Peki şu bilgiye, göğsünüzü baskı altına alan bir öfke, göz aklarınızı kızartan bir basınç eşlik etmeden dayanabilir misiniz:
Öğretmenin, seni düzenli olarak kendi hiyerarşik üstüne rapor eden bir kişiydi ve o rapor onaylandıktan sonra bilumum sosyal uzmanlara ve polise ulaşıyordu. Çünkü sen, 3 yaşında fişlenmiştin ve hayatın boyunca bu doğrultuda izlendin. Öğretmenin seni "başına bir şey gelmesin diye" yolun karşısına geçirdikten sonra, seni izleme nöbetini devralacak ajanla (o da bir -log falan olabilir) selamlaşıp seni onun göz hapsine terk ederdi. Öğretmenin bir ajandı, hani şu filmlerde gördüğüne benzer bir ajandı. Seni hep takip etti, rapor etti, kaydetti, ihbar etti.
Bu, salt teorik bir bilgiden daha fazla bir şeydir, değil mi?
Kuşkusuz ki, bu proje öğretmenlerden daha fazlasını "işlevli" kılacak. Ebeveynlerin bile fiilen işin içinde olmaları ihtimali, ailenin tarihsel bir misyon olarak sömürünün temellerinden olmasından biraz daha fazlasını öğretiyor insana.
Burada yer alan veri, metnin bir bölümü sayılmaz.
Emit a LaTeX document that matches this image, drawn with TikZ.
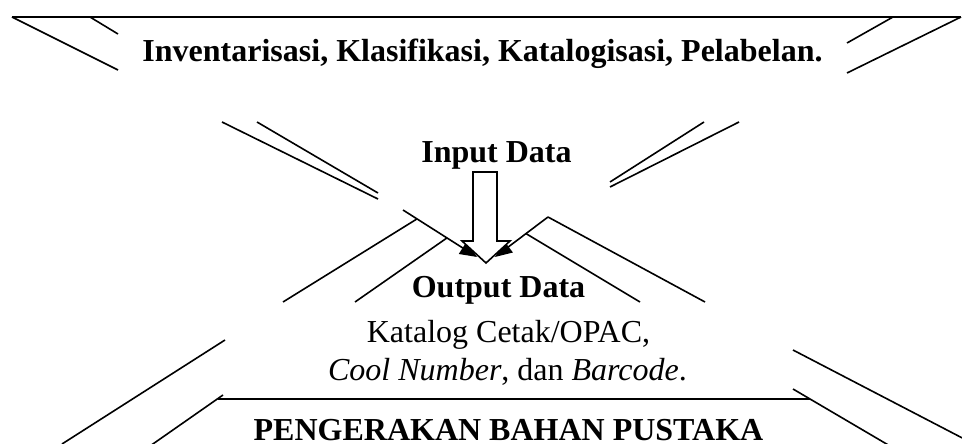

Bir tür 'irade', 'öznellik'. Toplumsal örgütlenmenin bir parçası olarak sömürene ve köleleştirene "yardım-yataklık"tan, fail olmaya geçiş. 'İletken nesne'den ileten özne olmaya...
İspiyoncu irade!
O halde, sana şöyle bir tavsiye verebilirim küçük: Küçükken sakın akranlarına G.I. Joe (ya da moda olan militarist kahraman neyse) fırlatma (yoksa suçlu, yaramaz, ahlaksız olursun), ama büyüyünce G.I. Joe ol (yoksa suçlu, işe yaramaz, vatan haini, ahlaksız, korkak, şerefsiz, terörist vs. olursun). Sen de kızım, küçükken Barbie bebeğinin orasını burasını açıp oğlan çocuklarına gösterme, ama on beşine basınca Britney Spears kasedi al.
İyi tavsiyeler değil mi? Ne yani, "Okula gitme!" mi diyeyim?